• **TASK STATEMENT**: Everything from the first line of the data through the line with "import numpy as np" is to be echoed exactly, minus the pictures.

• **INFORMATION SHOWN**:
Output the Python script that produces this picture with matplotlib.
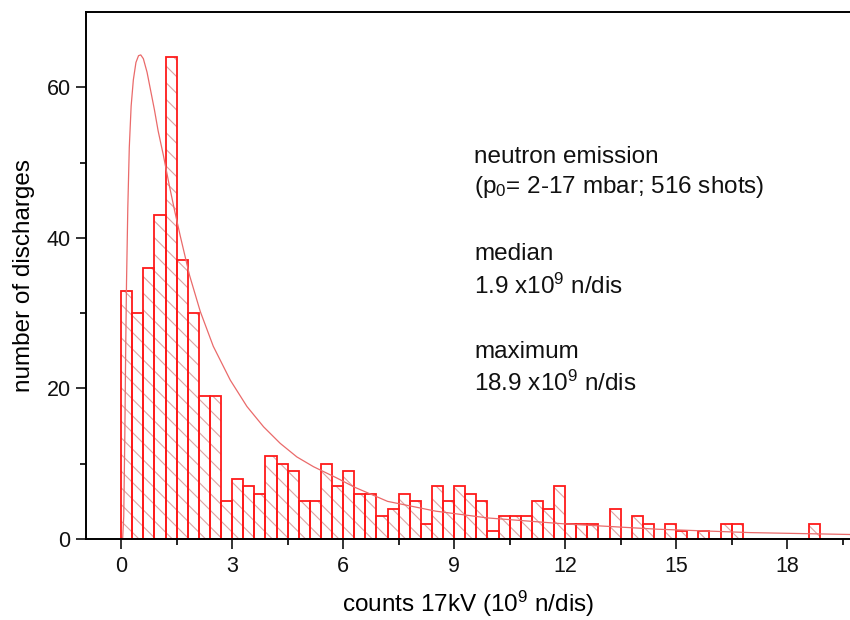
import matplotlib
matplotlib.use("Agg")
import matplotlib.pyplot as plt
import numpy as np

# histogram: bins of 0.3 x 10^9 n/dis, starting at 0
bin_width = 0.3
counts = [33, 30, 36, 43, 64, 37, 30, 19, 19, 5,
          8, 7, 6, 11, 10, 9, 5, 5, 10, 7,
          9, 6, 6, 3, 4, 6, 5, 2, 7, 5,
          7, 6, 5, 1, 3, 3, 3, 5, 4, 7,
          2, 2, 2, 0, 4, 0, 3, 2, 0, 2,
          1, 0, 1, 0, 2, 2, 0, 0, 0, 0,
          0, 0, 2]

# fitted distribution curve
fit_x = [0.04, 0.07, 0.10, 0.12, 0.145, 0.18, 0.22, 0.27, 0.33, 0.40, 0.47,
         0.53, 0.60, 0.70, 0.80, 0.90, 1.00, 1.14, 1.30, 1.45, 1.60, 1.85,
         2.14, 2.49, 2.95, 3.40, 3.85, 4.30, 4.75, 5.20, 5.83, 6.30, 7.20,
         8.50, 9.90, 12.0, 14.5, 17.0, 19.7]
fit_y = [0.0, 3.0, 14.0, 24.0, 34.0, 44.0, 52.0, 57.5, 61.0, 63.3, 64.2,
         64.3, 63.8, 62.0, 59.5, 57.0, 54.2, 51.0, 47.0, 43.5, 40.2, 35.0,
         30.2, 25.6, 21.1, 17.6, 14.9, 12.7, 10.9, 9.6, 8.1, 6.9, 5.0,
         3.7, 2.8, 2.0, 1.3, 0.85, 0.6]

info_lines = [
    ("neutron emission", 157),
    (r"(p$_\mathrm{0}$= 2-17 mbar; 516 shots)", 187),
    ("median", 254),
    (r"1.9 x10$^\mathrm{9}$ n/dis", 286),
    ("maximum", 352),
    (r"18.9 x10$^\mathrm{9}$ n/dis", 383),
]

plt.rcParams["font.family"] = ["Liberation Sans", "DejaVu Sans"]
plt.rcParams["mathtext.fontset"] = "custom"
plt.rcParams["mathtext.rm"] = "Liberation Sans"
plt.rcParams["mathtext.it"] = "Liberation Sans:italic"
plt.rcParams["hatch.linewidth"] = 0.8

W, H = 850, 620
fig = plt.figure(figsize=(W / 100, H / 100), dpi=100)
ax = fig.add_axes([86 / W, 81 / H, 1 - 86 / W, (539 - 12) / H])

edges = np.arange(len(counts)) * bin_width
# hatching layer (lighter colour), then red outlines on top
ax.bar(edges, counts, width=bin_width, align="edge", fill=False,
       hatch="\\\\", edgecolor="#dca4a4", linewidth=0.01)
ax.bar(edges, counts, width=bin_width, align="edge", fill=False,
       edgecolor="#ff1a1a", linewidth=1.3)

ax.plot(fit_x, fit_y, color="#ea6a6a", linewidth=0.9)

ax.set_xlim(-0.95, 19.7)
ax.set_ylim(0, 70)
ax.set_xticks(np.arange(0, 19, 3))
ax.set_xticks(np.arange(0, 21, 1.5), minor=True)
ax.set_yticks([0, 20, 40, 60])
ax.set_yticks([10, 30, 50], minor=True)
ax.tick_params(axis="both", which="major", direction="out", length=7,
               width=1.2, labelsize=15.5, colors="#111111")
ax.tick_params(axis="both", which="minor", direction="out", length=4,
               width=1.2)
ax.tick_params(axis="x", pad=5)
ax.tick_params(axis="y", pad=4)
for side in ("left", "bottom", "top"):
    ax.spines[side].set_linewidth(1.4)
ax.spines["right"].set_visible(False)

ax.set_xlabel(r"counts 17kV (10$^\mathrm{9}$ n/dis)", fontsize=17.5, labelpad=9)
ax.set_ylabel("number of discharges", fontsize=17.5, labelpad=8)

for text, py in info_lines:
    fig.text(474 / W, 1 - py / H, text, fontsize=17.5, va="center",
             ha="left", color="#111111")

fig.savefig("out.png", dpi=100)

• **RESULT**:
Output the Python script that produces this picture with matplotlib.
import matplotlib
matplotlib.use("Agg")
import matplotlib.pyplot as plt
import numpy as np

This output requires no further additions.